主従二人(敦賀)

薄曇り。
等栽を道案内に福井を発った芭蕉は、8月14日(新暦9月26日)、敦賀に着く。
ところで、山中で芭蕉と別れ、先に発った曾良の『旅日記』の8月10日(新暦9月23日)に、こういう一節がある。
<・・・出雲や弥市良へ尋。・・・金子壱両、翁へ可渡之旨申頼、預置也・・・>、と。
出雲屋という宿を尋ねて行って、金子一両を、芭蕉が来たら渡してもらいたい、と預けているんだ。敦賀では、芭蕉は出雲屋に泊まるということが、あらかじめ解っていたんだ、と推測できる。また、翌日、敦賀を発つ時には、天や五郎右衛門という人を尋ね、芭蕉への手紙を預けている。
病を得た身でありながら、芭蕉を案じる曾良の気遣い、心憎いばかりである。
なお、嵐山光三郎は、この金子一両は約10万円にあたる、と記しており、山本健吉は、この一両はどうした金なのか、山中から敦賀までのあいだに、曾良が得た金なのか、と書いているが、私は、なぜ曾良は、金と手紙を別々の人に預けたのかな、と思った。

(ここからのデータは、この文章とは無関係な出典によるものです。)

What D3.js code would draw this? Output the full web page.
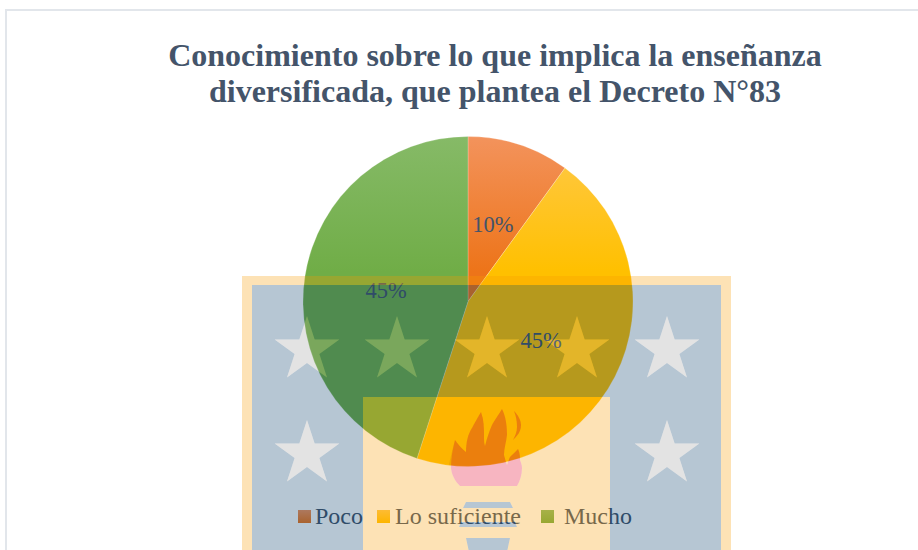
<!DOCTYPE html>
<html><head><meta charset="utf-8">
<script src="https://cdn.jsdelivr.net/npm/d3@7"></script>
<style>html,body{margin:0;padding:0;background:#fff}svg{display:block}</style>
</head><body><svg id="c" width="918" height="550"></svg>
<script>
const titleLines = ["Conocimiento sobre lo que implica la enseñanza","diversificada, que plantea el Decreto N°83"];
const categories = ["Poco","Lo suficiente","Mucho"];
const values = [10,45,45];
const labels = ["10%","45%","45%"];
const topColors = ["#f3935c","#ffc94a","#86ba67"];
const baseColors = ["#ed7419","#ffc000","#70ad47"];

const svg = d3.select("#c");
const FONT = "'Liberation Serif','Times New Roman',serif";
const TXT = "#44546a";
const cx = 468, cy = 301.5, R = 165;
const defs = svg.append("defs");

baseColors.forEach((c,i)=>{
  const s = defs.append("linearGradient").attr("id","s"+i).attr("x1",0).attr("x2",0).attr("y1",0).attr("y2",1);
  s.append("stop").attr("offset",0).attr("stop-color",topColors[i]);
  s.append("stop").attr("offset",1).attr("stop-color",c);
  const g = defs.append("linearGradient").attr("id","pg"+i).attr("gradientUnits","userSpaceOnUse")
    .attr("x1",0).attr("x2",0).attr("y1",-R).attr("y2",-30);
  g.append("stop").attr("offset",0).attr("stop-color",topColors[i]);
  g.append("stop").attr("offset",1).attr("stop-color",c);
});
defs.append("clipPath").attr("id","pieClip").append("circle").attr("cx",cx).attr("cy",cy).attr("r",R);

// frame
svg.append("path").attr("d","M6,550V10H918").attr("fill","none").attr("stroke","#e2e6eb").attr("stroke-width",2);

// title
svg.append("g").selectAll("text").data(titleLines).join("text")
  .attr("x",495).attr("y",(d,i)=>65.5+i*36).attr("text-anchor","middle")
  .attr("font-family",FONT).attr("font-weight","bold").attr("font-size",32).attr("fill",TXT).text(d=>d);

// pie
const pie = d3.pie().sort(null).value(d=>d)(values);
const arc = d3.arc().innerRadius(0).outerRadius(R);
const gp = svg.append("g").attr("transform",`translate(${cx},${cy})`);
gp.selectAll("path").data(pie).join("path").attr("d",arc)
  .attr("fill",(d,i)=>`url(#pg${i})`).attr("stroke","#fff").attr("stroke-opacity",.3).attr("stroke-width",.75);
gp.selectAll("text").data(pie).join("text")
  .attr("x",d=>arc.centroid(d)[0]-0.5).attr("y",d=>arc.centroid(d)[1]+9)
  .attr("text-anchor","middle").attr("font-family",FONT).attr("font-size",22.5).attr("fill",TXT)
  .text((d,i)=>labels[i]);

// legend
const legendSwatchX = d3.scaleOrdinal().domain(categories).range([298,377,541]);
const legendTextX = d3.scaleOrdinal().domain(categories).range([315,395,564]);
const lg = svg.append("g");
lg.selectAll("rect").data(categories).join("rect")
  .attr("x",d=>legendSwatchX(d)).attr("y",510).attr("width",13).attr("height",13)
  .attr("fill",(d,i)=>`url(#s${i})`);
lg.selectAll("text").data(categories).join("text")
  .attr("x",d=>legendTextX(d)).attr("y",524)
  .attr("font-family",FONT).attr("font-size",24).attr("fill",TXT).text(d=>d);

// watermark overlay (semi-transparent crest above the chart)
const stars = [[307,350],[397,350],[487,350],[577,350],[667,350],[307,454],[667,454]];
const starPath = ([x,y])=>{
  const pts=d3.range(10).map(k=>{const r=k%2?13:34,a=k*Math.PI/5;return [x+r*Math.sin(a),y-r*Math.cos(a)];});
  return "M"+pts.join("L")+"Z";
};
const torch = "M455,440C458,444 462,449 466,452C466,442 468,434 472,428C475,422 478,417 481,412C484,420 484,428 484,436C484,440 484,443 485,446C487,438 489,432 492,425C496,418 499,414 502,409C506,417 507,426 507,435C506,443 504,449 504,455C505,459 506,462 507,465C508,462 509,459 510,457C513,454 516,451 518,449C520,453 520,457 520,460C521,463 522,465 522,468C522,475 520,481 517,486L460,486C455,481 451,474 451,467C451,457 453,448 455,440Z M514,411C518,415 521,420 521,425C521,432 517,436 513,440C515,436 517,432 517,427C517,421 516,416 514,411Z";
const flames = "M455,440C458,444 462,449 466,452C466,442 468,434 472,428C475,422 478,417 481,412C484,420 484,428 484,436C484,440 484,443 485,446C487,438 489,432 492,425C496,418 499,414 502,409C506,417 507,426 507,435C506,443 504,449 504,455C505,459 506,462 507,465C508,462 509,459 510,457C513,454 516,451 518,449C520,453 520,457 520,460L525,480L445,480C449,465 452,450 455,440Z M514,411C518,415 521,420 521,425C521,432 517,436 513,440C515,436 517,432 517,427C517,421 516,416 514,411Z";
const pieces = "M466,502L510,502L513,508L463,508Z M461,522L515,522L517,527L459,527Z M466,538L510,538L507,552L469,552Z";

const mCream = defs.append("mask").attr("id","mCream").attr("maskUnits","userSpaceOnUse")
  .attr("x",0).attr("y",0).attr("width",918).attr("height",550);
mCream.append("rect").attr("width",918).attr("height",550).attr("fill","#fff");
mCream.append("path").attr("d",torch+pieces).attr("fill","#000");
const mBlue = defs.append("mask").attr("id","mBlue").attr("maskUnits","userSpaceOnUse")
  .attr("x",0).attr("y",0).attr("width",918).attr("height",550);
mBlue.append("rect").attr("width",918).attr("height",550).attr("fill","#fff");
stars.forEach(s=>mBlue.append("path").attr("d",starPath(s)).attr("fill","#000"));

const wm = svg.append("g");
wm.append("path").attr("fill","rgb(248,155,0)").attr("fill-opacity",.29).attr("fill-rule","evenodd")
  .attr("mask","url(#mCream)")
  .attr("d","M242,276H731V550H242Z M252,285H721V550H610V397H363V550H252Z");
wm.append("path").attr("fill","rgb(0,56,101)").attr("fill-opacity",.286).attr("mask","url(#mBlue)")
  .attr("d","M252,285H721V550H610V397H363V550H252Z");
wm.append("path").attr("fill","rgb(0,56,101)").attr("fill-opacity",.286).attr("d",pieces);
wm.selectAll(".star").data(stars).join("path").attr("class","star").attr("d",starPath)
  .attr("fill","rgb(150,150,150)").attr("fill-opacity",.27);
wm.append("path").attr("d",torch).attr("fill","rgb(230,10,50)").attr("fill-opacity",.3);
wm.append("path").attr("d",flames).attr("clip-path","url(#pieClip)").attr("fill","rgb(90,0,0)").attr("fill-opacity",.07);
</script></body></html>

万が一のことを考え、保険を掛けたのかな、と。
それはともかく、芭蕉が敦賀に着いた日は、仲秋の名月の前夜、待宵で、その夜の月はことに晴れていた。敦賀での月見を楽しみにしていた芭蕉は、「明日もいい天気だろうか」、と宿の主人に聞くと、「越路のことだから、明日のことは、何とも言えないねえ」、という返事。
主人に勧められた酒を呑んだ後、けひ(気比)の明神へ夜参りに行く。気比明神は、仲哀天皇の御陵、その来歴、言伝えなどを述べた後、次の句を詠む。
     月清し遊行のもてる砂の上
句の意は、なんと清々しい月であろう。遊行上人が運んでこられた白砂の上に美しく輝いている、とでもいうもの。
翌15日(9月27日)は、宿の主人が「何とも言えないねえ」、と言った通り、雨が降った。そこで、この句を詠む。
     名月や北国日和定なき
今宵こそ十五夜の名月を、と楽しみにしていたのだが、宿の主人の言った通り、昨夜とは打って変わり雨となってしまった。本当に北国の天気は解らないものだなあ、といったものだろう。
なるほど、雨が降ったら降ったで、名月の句はできるんだ。月はなくとも、月の句は詠めるんだ。